:: EXERCISE DIRECTIONS ::
Without the pictures, copy the entries below word for word.

:: SOURCE RECORDS ::
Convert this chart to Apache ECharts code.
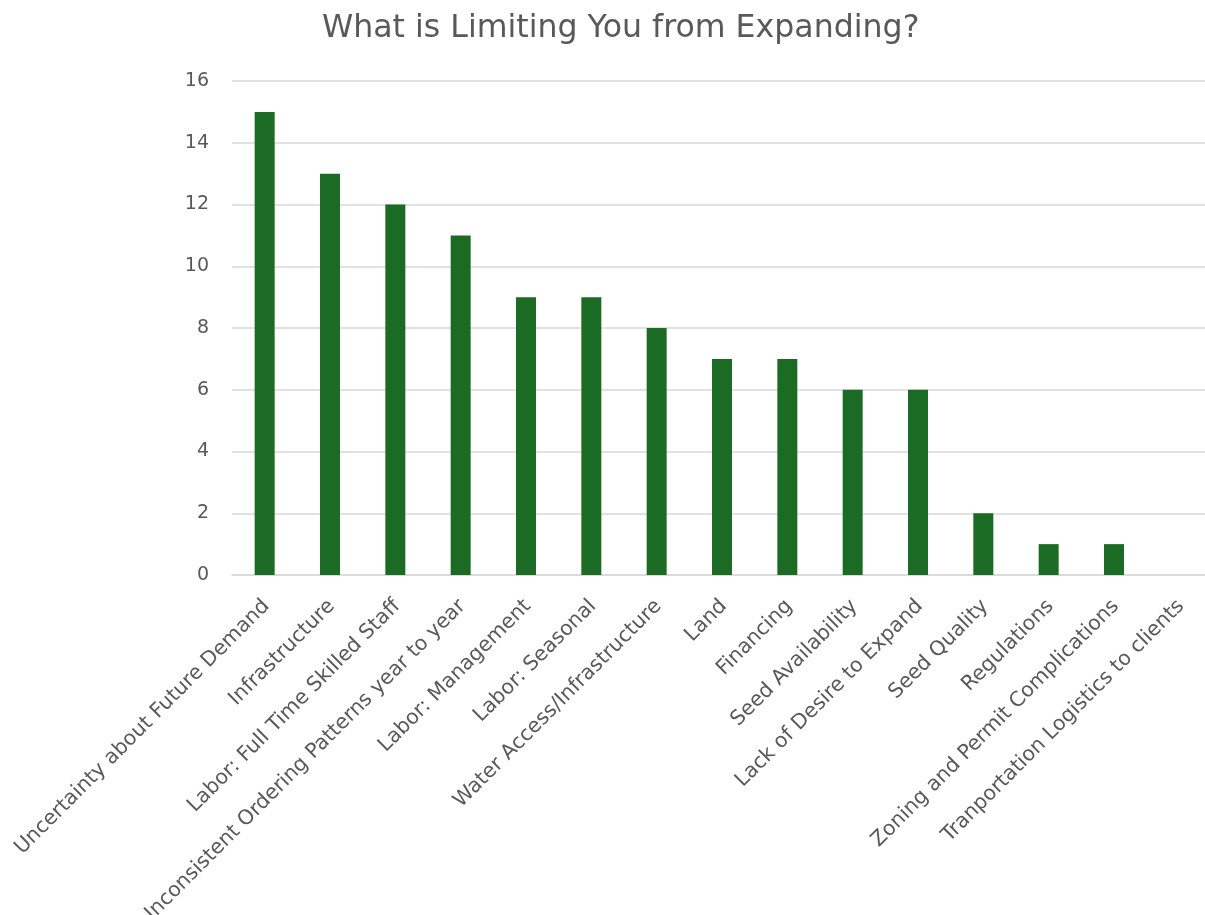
<!DOCTYPE html>
<html>
<head>
<meta charset="utf-8">
<script src="https://cdn.jsdelivr.net/npm/echarts@6/dist/echarts.min.js"></script>
<style>
  html, body { margin: 0; padding: 0; background: #ffffff; }
  #chart { width: 1205px; height: 915px; }
</style>
</head>
<body>
<div id="chart"></div>
<script>
// Survey responses: what limits expansion
const categories = [
  'Uncertainty about Future Demand',
  'Infrastructure',
  'Labor: Full Time Skilled Staff',
  'Inconsistent Ordering Patterns year to year',
  'Labor: Management',
  'Labor: Seasonal',
  'Water Access/Infrastructure',
  'Land',
  'Financing',
  'Seed Availability',
  'Lack of Desire to Expand',
  'Seed Quality',
  'Regulations',
  'Zoning and Permit Complications',
  'Tranportation Logistics to clients'
];
const counts = [15, 13, 12, 11, 9, 9, 8, 7, 7, 6, 6, 2, 1, 1, 0];

const titleText = 'What is Limiting You from Expanding?';
const yMin = 0;
const yMax = 16;
const yStep = 2;

const textColor = '#595959';
const gridColor = '#d9d9d9';
const barColor = '#1c6b25';
const fontFamily = '"DejaVu Sans", "Open Sans", sans-serif';

const chart = echarts.init(document.getElementById('chart'), null, { renderer: 'canvas' });

chart.setOption({
  backgroundColor: '#ffffff',
  animation: false,
  title: {
    text: titleText,
    left: 317,
    top: 8,
    textStyle: {
      color: textColor,
      fontSize: 31.6,
      fontWeight: 'normal',
      fontFamily: fontFamily
    }
  },
  grid: {
    left: 232,
    top: 81,
    width: 980,
    height: 494,
    containLabel: false,
    outerBoundsMode: 'none'
  },
  xAxis: {
    type: 'category',
    data: categories,
    axisTick: { show: false },
    axisLine: { show: true, lineStyle: { color: gridColor, width: 1.5 } },
    axisLabel: {
      interval: 0,
      rotate: 45,
      align: 'right',
      verticalAlign: 'top',
      margin: 15,
      padding: [0, 8, 0, 0],
      color: textColor,
      fontSize: 20.5,
      fontFamily: fontFamily
    }
  },
  yAxis: {
    type: 'value',
    min: yMin,
    max: yMax,
    interval: yStep,
    axisLine: { show: false },
    axisTick: { show: false },
    axisLabel: {
      margin: 23,
      color: textColor,
      fontSize: 19,
      fontFamily: fontFamily
    },
    splitLine: { lineStyle: { color: gridColor, width: 1.5 } }
  },
  series: [{
    type: 'bar',
    data: counts,
    barWidth: 20,
    itemStyle: { color: barColor },
    silent: true
  }]
});
</script>
</body>
</html>
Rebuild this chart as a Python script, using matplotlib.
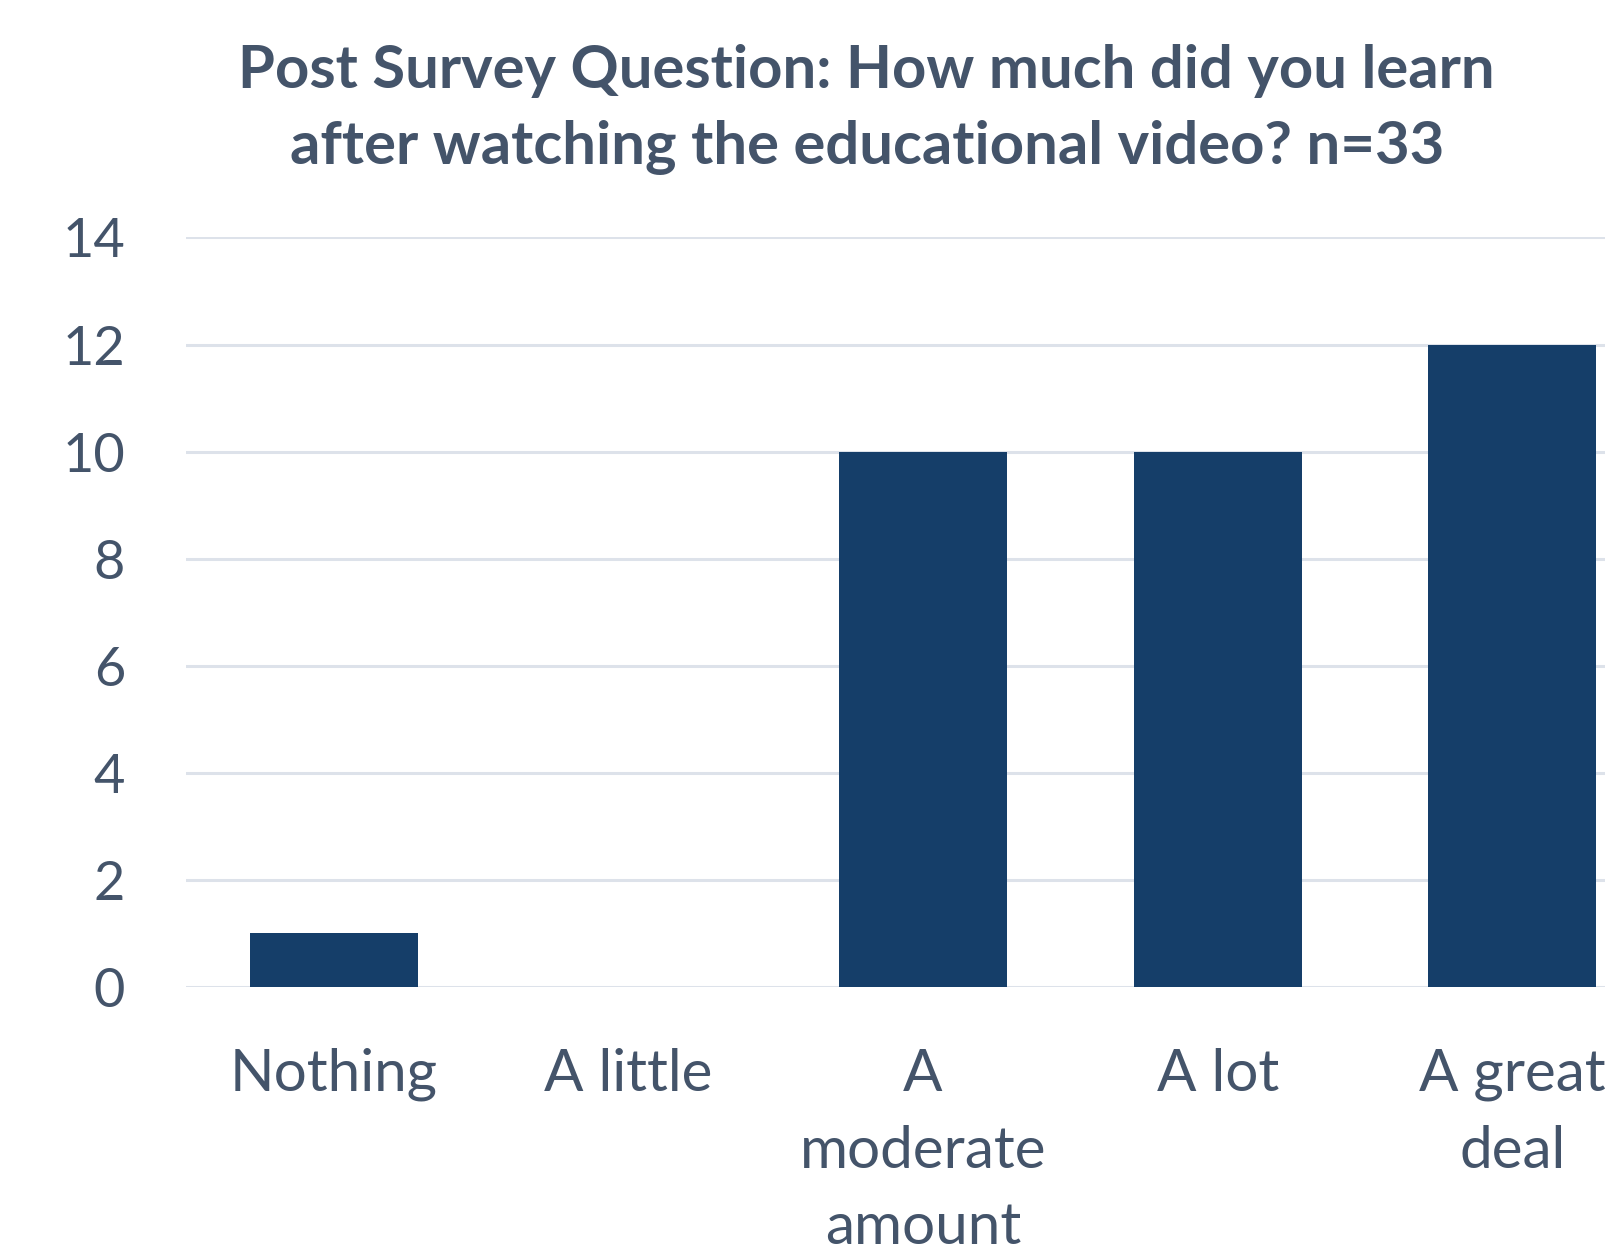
import numpy as np
import matplotlib.pyplot as plt

# Data

categories = ['Nothing', 'A little', 'A\nmoderate\namount', 'A lot', 'A great\ndeal']
counts = [1, 0, 10, 10, 12]
yticks = [0, 2, 4, 6, 8, 10, 12, 14]

title = 'Post Survey Question: How much did you learn\nafter watching the educational video? n=33'

# Styles

text_color = '#44546A'
bar_color = '#153E69'
grid_color = '#DDE2EA'
plt.rcParams['font.family'] = ['Lato', 'DejaVu Sans']

fig = plt.figure(figsize=(16.05, 12.48), dpi=100)
ax = fig.add_axes([0.1161, 0.2093, 0.918, 0.6004])

x = np.arange(len(categories))
ax.bar(x, counts, width=0.57, color=bar_color, zorder=2)

ax.set_xlim(-0.5, len(categories) - 0.5)
ax.set_ylim(0, 14)
ax.set_yticks(yticks)
ax.set_xticks(x)
ax.set_xticklabels(categories, fontsize=42, color=text_color, linespacing=1.55,
                   va='top')
ax.set_yticklabels([str(v) for v in yticks], fontsize=39, color=text_color)

ax.tick_params(axis='both', length=0)
ax.tick_params(axis='y', pad=44)
ax.tick_params(axis='x', pad=44)

for v in yticks:
    ax.axhline(v, color=grid_color, lw=2.2, zorder=1)

for s in ax.spines.values():
    s.set_visible(False)

fig.text(0.54, 0.965, title, ha='center', va='top', fontsize=43,
         fontweight='bold', color=text_color, linespacing=1.5)

plt.savefig('out.png', dpi=100)
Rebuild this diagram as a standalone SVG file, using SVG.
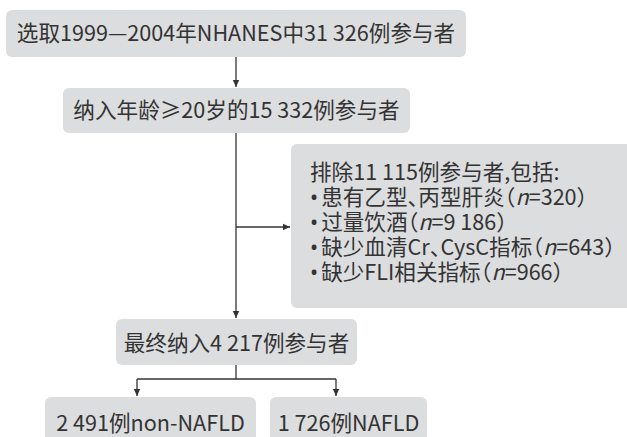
<svg xmlns="http://www.w3.org/2000/svg" width="627" height="437" viewBox="0 0 627 437">
<defs>
<style>
.box{fill:#dcdddf;}
.t{font-family:"Noto Sans CJK SC","Source Han Sans SC",sans-serif;font-size:21.6px;fill:#333333;font-feature-settings:"halt";}
.c{text-anchor:middle;}
.b{font-family:"Noto Sans","DejaVu Sans",sans-serif;}
.i{font-style:italic;}
.ln{stroke:#333333;stroke-width:1.3;fill:none;}
</style>
<marker id="ah" markerWidth="8" markerHeight="8" refX="7" refY="4" orient="auto" markerUnits="userSpaceOnUse">
<path d="M0,0.8 L7,4 L0,7.2 Z" fill="#333333"/>
</marker>
</defs>
<rect width="627" height="437" fill="#ffffff"/>
<g id="connectors">
<line class="ln" x1="236" y1="57" x2="236" y2="87" marker-end="url(#ah)"/>
<line class="ln" x1="236" y1="133" x2="236" y2="318" marker-end="url(#ah)"/>
<line class="ln" x1="236" y1="227" x2="290" y2="227" marker-end="url(#ah)"/>
<polyline class="ln" points="236,365 236,379"/>
<polyline class="ln" points="137,379 336,379"/>
<line class="ln" x1="137" y1="379" x2="137" y2="396" marker-end="url(#ah)"/>
<line class="ln" x1="336" y1="379" x2="336" y2="396" marker-end="url(#ah)"/>
</g>
<g id="n1">
<rect class="box" x="6" y="10" width="460" height="47" rx="6"/>
<text class="t c" x="236" y="41">选取1999—2004年NHANES中31 326例参与者</text>
</g>
<g id="n2">
<rect class="box" x="63" y="88" width="347" height="45" rx="6"/>
<text class="t c" x="236.5" y="118">纳入年龄≥20岁的15 332例参与者</text>
</g>
<g id="n3">
<rect class="box" x="291" y="144" width="345" height="164" rx="6"/>
<text class="t" x="310" y="180">排除11 115例参与者,包括:</text>
<text class="t" x="310" y="205"><tspan class="b">•</tspan><tspan dx="3">患有乙型、丙型肝炎（</tspan><tspan class="i">n</tspan>=320）</text>
<text class="t" x="310" y="230"><tspan class="b">•</tspan><tspan dx="3">过量饮酒（</tspan><tspan class="i">n</tspan>=9 186）</text>
<text class="t" x="310" y="255"><tspan class="b">•</tspan><tspan dx="3">缺少血清Cr、CysC指标（</tspan><tspan class="i">n</tspan>=643）</text>
<text class="t" x="310" y="280"><tspan class="b">•</tspan><tspan dx="3">缺少FLI相关指标（</tspan><tspan class="i">n</tspan>=966）</text>
</g>
<g id="n4">
<rect class="box" x="116" y="319" width="241" height="46" rx="6"/>
<text class="t c" x="236.5" y="351">最终纳入4 217例参与者</text>
</g>
<g id="n5">
<rect class="box" x="45" y="397" width="211" height="50" rx="6"/>
<text class="t c" x="150.5" y="431">2 491例non-NAFLD</text>
</g>
<g id="n6">
<rect class="box" x="270" y="397" width="157" height="50" rx="6"/>
<text class="t c" x="348.5" y="431">1 726例NAFLD</text>
</g>
</svg>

:: FULL OUTPUT ::
Convert this chart to Apache ECharts code.
<!DOCTYPE html>
<html>
<head>
<meta charset="utf-8">
<script src="https://cdn.jsdelivr.net/npm/echarts@6/dist/echarts.min.js"></script>
<style>
  html, body { margin: 0; padding: 0; background: #ffffff; }
  #chart { width: 1205px; height: 915px; }
</style>
</head>
<body>
<div id="chart"></div>
<script>
// Survey responses: what limits expansion
const categories = [
  'Uncertainty about Future Demand',
  'Infrastructure',
  'Labor: Full Time Skilled Staff',
  'Inconsistent Ordering Patterns year to year',
  'Labor: Management',
  'Labor: Seasonal',
  'Water Access/Infrastructure',
  'Land',
  'Financing',
  'Seed Availability',
  'Lack of Desire to Expand',
  'Seed Quality',
  'Regulations',
  'Zoning and Permit Complications',
  'Tranportation Logistics to clients'
];
const counts = [15, 13, 12, 11, 9, 9, 8, 7, 7, 6, 6, 2, 1, 1, 0];

const titleText = 'What is Limiting You from Expanding?';
const yMin = 0;
const yMax = 16;
const yStep = 2;

const textColor = '#595959';
const gridColor = '#d9d9d9';
const barColor = '#1c6b25';
const fontFamily = '"DejaVu Sans", "Open Sans", sans-serif';

const chart = echarts.init(document.getElementById('chart'), null, { renderer: 'canvas' });

chart.setOption({
  backgroundColor: '#ffffff',
  animation: false,
  title: {
    text: titleText,
    left: 317,
    top: 8,
    textStyle: {
      color: textColor,
      fontSize: 31.6,
      fontWeight: 'normal',
      fontFamily: fontFamily
    }
  },
  grid: {
    left: 232,
    top: 81,
    width: 980,
    height: 494,
    containLabel: false,
    outerBoundsMode: 'none'
  },
  xAxis: {
    type: 'category',
    data: categories,
    axisTick: { show: false },
    axisLine: { show: true, lineStyle: { color: gridColor, width: 1.5 } },
    axisLabel: {
      interval: 0,
      rotate: 45,
      align: 'right',
      verticalAlign: 'top',
      margin: 15,
      padding: [0, 8, 0, 0],
      color: textColor,
      fontSize: 20.5,
      fontFamily: fontFamily
    }
  },
  yAxis: {
    type: 'value',
    min: yMin,
    max: yMax,
    interval: yStep,
    axisLine: { show: false },
    axisTick: { show: false },
    axisLabel: {
      margin: 23,
      color: textColor,
      fontSize: 19,
      fontFamily: fontFamily
    },
    splitLine: { lineStyle: { color: gridColor, width: 1.5 } }
  },
  series: [{
    type: 'bar',
    data: counts,
    barWidth: 20,
    itemStyle: { color: barColor },
    silent: true
  }]
});
</script>
</body>
</html>
Rebuild this chart as a Python script, using matplotlib.
import numpy as np
import matplotlib.pyplot as plt

# Data

categories = ['Nothing', 'A little', 'A\nmoderate\namount', 'A lot', 'A great\ndeal']
counts = [1, 0, 10, 10, 12]
yticks = [0, 2, 4, 6, 8, 10, 12, 14]

title = 'Post Survey Question: How much did you learn\nafter watching the educational video? n=33'

# Styles

text_color = '#44546A'
bar_color = '#153E69'
grid_color = '#DDE2EA'
plt.rcParams['font.family'] = ['Lato', 'DejaVu Sans']

fig = plt.figure(figsize=(16.05, 12.48), dpi=100)
ax = fig.add_axes([0.1161, 0.2093, 0.918, 0.6004])

x = np.arange(len(categories))
ax.bar(x, counts, width=0.57, color=bar_color, zorder=2)

ax.set_xlim(-0.5, len(categories) - 0.5)
ax.set_ylim(0, 14)
ax.set_yticks(yticks)
ax.set_xticks(x)
ax.set_xticklabels(categories, fontsize=42, color=text_color, linespacing=1.55,
                   va='top')
ax.set_yticklabels([str(v) for v in yticks], fontsize=39, color=text_color)

ax.tick_params(axis='both', length=0)
ax.tick_params(axis='y', pad=44)
ax.tick_params(axis='x', pad=44)

for v in yticks:
    ax.axhline(v, color=grid_color, lw=2.2, zorder=1)

for s in ax.spines.values():
    s.set_visible(False)

fig.text(0.54, 0.965, title, ha='center', va='top', fontsize=43,
         fontweight='bold', color=text_color, linespacing=1.5)

plt.savefig('out.png', dpi=100)
Rebuild this diagram as a standalone SVG file, using SVG.
<svg xmlns="http://www.w3.org/2000/svg" width="627" height="437" viewBox="0 0 627 437">
<defs>
<style>
.box{fill:#dcdddf;}
.t{font-family:"Noto Sans CJK SC","Source Han Sans SC",sans-serif;font-size:21.6px;fill:#333333;font-feature-settings:"halt";}
.c{text-anchor:middle;}
.b{font-family:"Noto Sans","DejaVu Sans",sans-serif;}
.i{font-style:italic;}
.ln{stroke:#333333;stroke-width:1.3;fill:none;}
</style>
<marker id="ah" markerWidth="8" markerHeight="8" refX="7" refY="4" orient="auto" markerUnits="userSpaceOnUse">
<path d="M0,0.8 L7,4 L0,7.2 Z" fill="#333333"/>
</marker>
</defs>
<rect width="627" height="437" fill="#ffffff"/>
<g id="connectors">
<line class="ln" x1="236" y1="57" x2="236" y2="87" marker-end="url(#ah)"/>
<line class="ln" x1="236" y1="133" x2="236" y2="318" marker-end="url(#ah)"/>
<line class="ln" x1="236" y1="227" x2="290" y2="227" marker-end="url(#ah)"/>
<polyline class="ln" points="236,365 236,379"/>
<polyline class="ln" points="137,379 336,379"/>
<line class="ln" x1="137" y1="379" x2="137" y2="396" marker-end="url(#ah)"/>
<line class="ln" x1="336" y1="379" x2="336" y2="396" marker-end="url(#ah)"/>
</g>
<g id="n1">
<rect class="box" x="6" y="10" width="460" height="47" rx="6"/>
<text class="t c" x="236" y="41">选取1999—2004年NHANES中31 326例参与者</text>
</g>
<g id="n2">
<rect class="box" x="63" y="88" width="347" height="45" rx="6"/>
<text class="t c" x="236.5" y="118">纳入年龄≥20岁的15 332例参与者</text>
</g>
<g id="n3">
<rect class="box" x="291" y="144" width="345" height="164" rx="6"/>
<text class="t" x="310" y="180">排除11 115例参与者,包括:</text>
<text class="t" x="310" y="205"><tspan class="b">•</tspan><tspan dx="3">患有乙型、丙型肝炎（</tspan><tspan class="i">n</tspan>=320）</text>
<text class="t" x="310" y="230"><tspan class="b">•</tspan><tspan dx="3">过量饮酒（</tspan><tspan class="i">n</tspan>=9 186）</text>
<text class="t" x="310" y="255"><tspan class="b">•</tspan><tspan dx="3">缺少血清Cr、CysC指标（</tspan><tspan class="i">n</tspan>=643）</text>
<text class="t" x="310" y="280"><tspan class="b">•</tspan><tspan dx="3">缺少FLI相关指标（</tspan><tspan class="i">n</tspan>=966）</text>
</g>
<g id="n4">
<rect class="box" x="116" y="319" width="241" height="46" rx="6"/>
<text class="t c" x="236.5" y="351">最终纳入4 217例参与者</text>
</g>
<g id="n5">
<rect class="box" x="45" y="397" width="211" height="50" rx="6"/>
<text class="t c" x="150.5" y="431">2 491例non-NAFLD</text>
</g>
<g id="n6">
<rect class="box" x="270" y="397" width="157" height="50" rx="6"/>
<text class="t c" x="348.5" y="431">1 726例NAFLD</text>
</g>
</svg>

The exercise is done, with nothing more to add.